- **Aim of the exercise**
Leaving out the pictures, retype the lines from the beginning of the listing through the line containing "num = ['Liberation Sans']".

- **Raw data**

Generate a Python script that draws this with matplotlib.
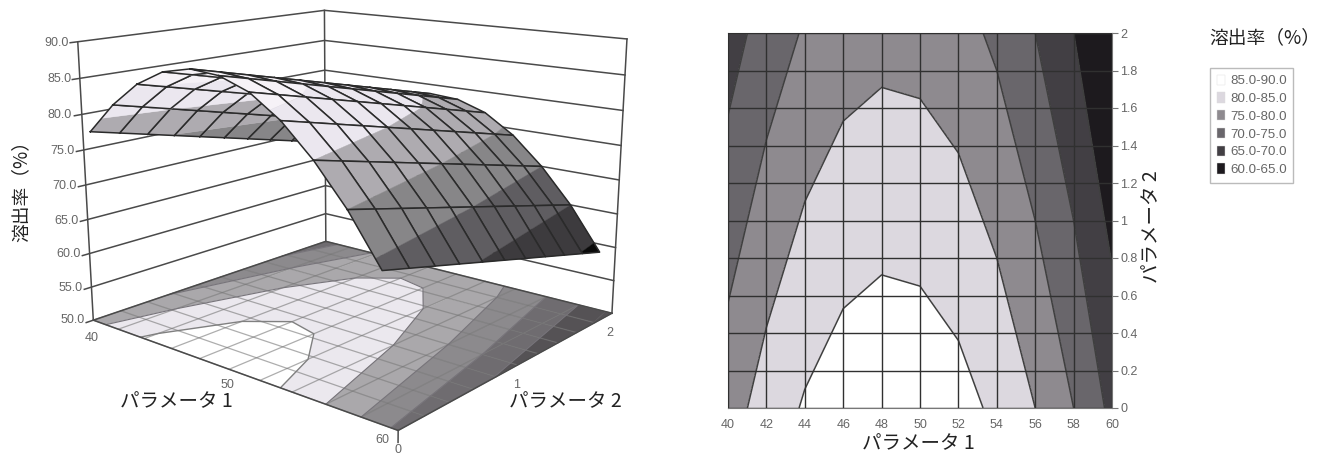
import numpy as np
import matplotlib
matplotlib.use('Agg')
import matplotlib.pyplot as plt
from matplotlib.patches import Patch
from mpl_toolkits.mplot3d.art3d import Poly3DCollection

W, H = 1320, 454
jp = ['Noto Sans CJK JP', 'Liberation Sans']
num = ['Liberation Sans']

param1 = [40, 42, 44, 46, 48, 50, 52, 54, 56, 58, 60]
param2 = [0, 0.2, 0.4, 0.6, 0.8, 1.0, 1.2, 1.4, 1.6, 1.8, 2.0]
rate = [
    [77.8, 82.15, 85.5, 87.65, 88.55, 88.25, 86.8, 84.0, 80.0, 75.0, 68.8],
    [76.8, 81.15, 84.5, 86.65, 87.55, 87.25, 85.8, 83.0, 79.0, 74.0, 67.8],
    [75.8, 80.15, 83.5, 85.65, 86.55, 86.25, 84.8, 82.0, 78.0, 73.0, 66.8],
    [74.8, 79.15, 82.5, 84.65, 85.55, 85.25, 83.8, 81.0, 77.0, 72.0, 65.8],
    [73.8, 78.15, 81.5, 83.65, 84.55, 84.25, 82.8, 80.0, 76.0, 71.0, 64.8],
    [72.8, 77.15, 80.5, 82.65, 83.55, 83.25, 81.8, 79.0, 75.0, 70.0, 63.8],
    [71.8, 76.15, 79.5, 81.65, 82.55, 82.25, 80.8, 78.0, 74.0, 69.0, 62.8],
    [70.8, 75.15, 78.5, 80.65, 81.55, 81.25, 79.8, 77.0, 73.0, 68.0, 61.8],
    [69.8, 74.15, 77.5, 79.65, 80.55, 80.25, 78.8, 76.0, 72.0, 67.0, 60.8],
    [68.8, 73.15, 76.5, 78.65, 79.55, 79.25, 77.8, 75.0, 71.0, 66.0, 59.8],
    [67.8, 72.15, 75.5, 77.65, 78.55, 78.25, 76.8, 74.0, 70.0, 65.0, 58.8],
]
levels = [55, 60, 65, 70, 75, 80, 85, 90]
legend_labels = ['85.0-90.0', '80.0-85.0', '75.0-80.0', '70.0-75.0', '65.0-70.0', '60.0-65.0']
z_ticks = [50, 55, 60, 65, 70, 75, 80, 85, 90]

flat_colors = ['#1d1a1e', '#1d1a1e', '#423f44', '#69666b', '#8e8a8f', '#dcd8df', '#ffffff']
surf_colors = ['#0a0a0a', '#3d3b3e', '#5f5d61', '#878688', '#aeabb0', '#ebe7ef', '#f6f2f7']
floor_colors = ['#555255', '#555255', '#6f6c70', '#8c8a8d', '#aaa8ab', '#ebe8ee', '#ffffff']

X = np.array(param1, float)
Y = np.array(param2, float)
Z = np.array(rate, float)
# the reference draws its surface slightly narrower than its floor
Xs = X * 0.925 + 3.6

fig = plt.figure(figsize=(W / 100, H / 100), dpi=100)
fig.patch.set_facecolor('white')


def fx(p):
    return p / W


def fy(p):
    return 1 - p / H


left, top, size = 53.0, -103.3, 587.4
ax3 = fig.add_axes([fx(left), fy(top + size), size / W, size / H], projection='3d')
ax3.set_xlim(40, 60)
ax3.set_ylim(0, 2)
ax3.set_zlim(50, 90)
ax3.view_init(elev=14.2589, azim=-49.9279)
ax3.set_proj_type('persp', focal_length=0.3859)
ax3.set_box_aspect((1, 0.9083, 0.7209))
ax3.set_axis_off()
ax3.patch.set_alpha(0)
ax3.computed_zorder = False


def clip_band(poly, lo, hi):
    def clip(vs, limit, keep_above):
        out = []
        for i in range(len(vs)):
            a, b = vs[i], vs[(i + 1) % len(vs)]
            ina = a[2] >= limit if keep_above else a[2] <= limit
            inb = b[2] >= limit if keep_above else b[2] <= limit
            if ina:
                out.append(a)
            if ina != inb:
                t = (limit - a[2]) / (b[2] - a[2])
                out.append(tuple(a[n] + t * (b[n] - a[n]) for n in range(3)))
        return out
    r = clip(poly, lo, True)
    if r:
        r = clip(r, hi, False)
    return r


def cell_bands(xs, i, j, colors, flat=None):
    quad = [(xs[i], Y[j], Z[j, i]), (xs[i + 1], Y[j], Z[j, i + 1]),
            (xs[i + 1], Y[j + 1], Z[j + 1, i + 1]), (xs[i], Y[j + 1], Z[j + 1, i])]
    polys, cols = [], []
    for b in range(len(levels) - 1):
        r = clip_band(quad, levels[b], levels[b + 1])
        if len(r) >= 3:
            if flat is not None:
                r = [(a, c, flat) for a, c, _ in r]
            polys.append(r)
            cols.append(colors[b])
    return polys, cols


zo = 1
wall = dict(color='#4a4a4a', lw=1.1, clip_on=False)
# floor
for i in range(10):
    for j in range(10):
        polys, cols = cell_bands(X, i, j, floor_colors, flat=50)
        c = Poly3DCollection(polys, facecolors=cols, edgecolors=cols, linewidths=0.3, zorder=zo, clip_on=False)
        ax3.add_collection3d(c)
zo += 1
for v in X:
    ax3.plot([v, v], [Y[0], Y[-1]], [50, 50], color='#777777', lw=0.9, alpha=0.6, zorder=zo, clip_on=False)
for v in Y:
    ax3.plot([X[0], X[-1]], [v, v], [50, 50], color='#777777', lw=0.9, alpha=0.6, zorder=zo, clip_on=False)
zo += 1
ax3.contour(X, Y, Z, levels=[65, 70, 75, 80], zdir='z', offset=50, colors='#77747a', linewidths=0.8, zorder=zo)
ax3.contour(X, Y, Z, levels=[85], zdir='z', offset=50, colors='#808080', linewidths=1.0, zorder=zo)
# walls
zo += 1
for z in z_ticks:
    ax3.plot([40, 40, 60], [-0.05, 2, 2], [z, z, z], zorder=zo, **wall)
for a, b in [(40, 0), (40, 2), (60, 2)]:
    ax3.plot([a, a], [b, b], [50, 90], zorder=zo, **wall)
ax3.plot([40, 60, 60], [0, 0, 2], [50, 50, 50], zorder=zo, **wall)
ax3.plot([60, 60], [0, 0], [50, 48.5], zorder=zo, **wall)
# surface, far to near
zo += 1
line = dict(color='#2a2a2a', lw=1.1, clip_on=False)
for i in range(10):
    for j in range(9, -1, -1):
        polys, cols = cell_bands(Xs, i, j, surf_colors)
        c = Poly3DCollection(polys, facecolors=cols, edgecolors=cols, linewidths=0.3, zorder=zo, clip_on=False)
        ax3.add_collection3d(c)
        zo += 1
        ax3.plot([Xs[i], Xs[i + 1], Xs[i + 1], Xs[i], Xs[i]], [Y[j], Y[j], Y[j + 1], Y[j + 1], Y[j]],
                 [Z[j, i], Z[j, i + 1], Z[j + 1, i + 1], Z[j + 1, i], Z[j, i]], zorder=zo, **line)
        zo += 1

# 3D tick labels
z_label_pos = [(85, 320), (83, 288), (81, 254), (79, 221), (77, 186), (75, 151), (72, 115), (72, 79), (69, 43)]
for z, (px, py) in zip(z_ticks, z_label_pos):
    fig.text(fx(px), fy(py), f'{z:.1f}', ha='right', va='center', fontsize=9, color='#666666', family=num)
for t, (px, py) in zip(['40', '50', '60'], [(92, 338), (227, 385), (382, 440)]):
    fig.text(fx(px), fy(py), t, ha='center', va='center', fontsize=9, color='#666666', family=num)
for t, (px, py) in zip(['0', '1', '2'], [(398, 450), (517, 385), (610, 333)]):
    fig.text(fx(px), fy(py), t, ha='center', va='center', fontsize=9, color='#666666', family=num)
fig.text(fx(176), fy(402), 'パラメータ 1', ha='center', va='center', fontsize=14, color='#222222', family=jp)
fig.text(fx(565), fy(402), 'パラメータ 2', ha='center', va='center', fontsize=14, color='#222222', family=jp)
fig.text(fx(21), fy(187), '溶出率（%）', rotation=90, ha='center', va='center', fontsize=13.5, color='#222222', family=jp)

# Contour panel
ax2 = fig.add_axes([fx(728), fy(408), 384 / W, 375 / H])
ax2.contourf(X, Y, Z, levels=levels, colors=flat_colors)
ax2.contour(X, Y, Z, levels=levels[2:-1], colors='#3f3f3f', linewidths=1.1)
ax2.set_xticks(param1)
ax2.set_yticks(param2)
ax2.set_yticklabels(['0', '0.2', '0.4', '0.6', '0.8', '1', '1.2', '1.4', '1.6', '1.8', '2'], family=num)
ax2.set_xticklabels([str(v) for v in param1], family=num)
ax2.yaxis.tick_right()
ax2.grid(True, color='#303030', lw=1.0)
ax2.set_axisbelow(False)
ax2.tick_params(axis='both', labelsize=9, labelcolor='#666666', color='#777777', length=4, pad=2)
ax2.tick_params(axis='x', pad=8, length=0)
for sp in ax2.spines.values():
    sp.set_color('#777777')
ax2.set_xlabel('パラメータ 1', fontsize=14, color='#222222', family=jp, va='center')
ax2.xaxis.set_label_coords(0.497, -0.096)
ax2.yaxis.set_label_position('right')
ax2.set_ylabel('パラメータ 2', rotation=90, fontsize=14, color='#222222', family=jp, va='center')
ax2.yaxis.set_label_coords(1.104, 0.483)

# Legend
fig.text(fx(1265), fy(38), '溶出率（%）', ha='center', va='center', fontsize=13.5, color='#222222', family=jp)
handles = [Patch(facecolor=c, edgecolor='#dddddd', lw=0.3) for c in flat_colors[:0:-1]]
fig.legend(handles, legend_labels, loc='upper left', bbox_to_anchor=(fx(1210), fy(68)),
           prop={'family': num, 'size': 9.6}, labelcolor='#666666', frameon=True, fancybox=False,
           edgecolor='#aaaaaa', facecolor='white', handlelength=0.6, handleheight=0.8, handletextpad=0.4,
           labelspacing=0.377, borderpad=0.5, borderaxespad=0)
fig.savefig('out.png', dpi=100, facecolor='white')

- **The output**
Generate a Python script that draws this with matplotlib.
import numpy as np
import matplotlib
matplotlib.use('Agg')
import matplotlib.pyplot as plt
from matplotlib.patches import Patch
from mpl_toolkits.mplot3d.art3d import Poly3DCollection

W, H = 1320, 454
jp = ['Noto Sans CJK JP', 'Liberation Sans']
num = ['Liberation Sans']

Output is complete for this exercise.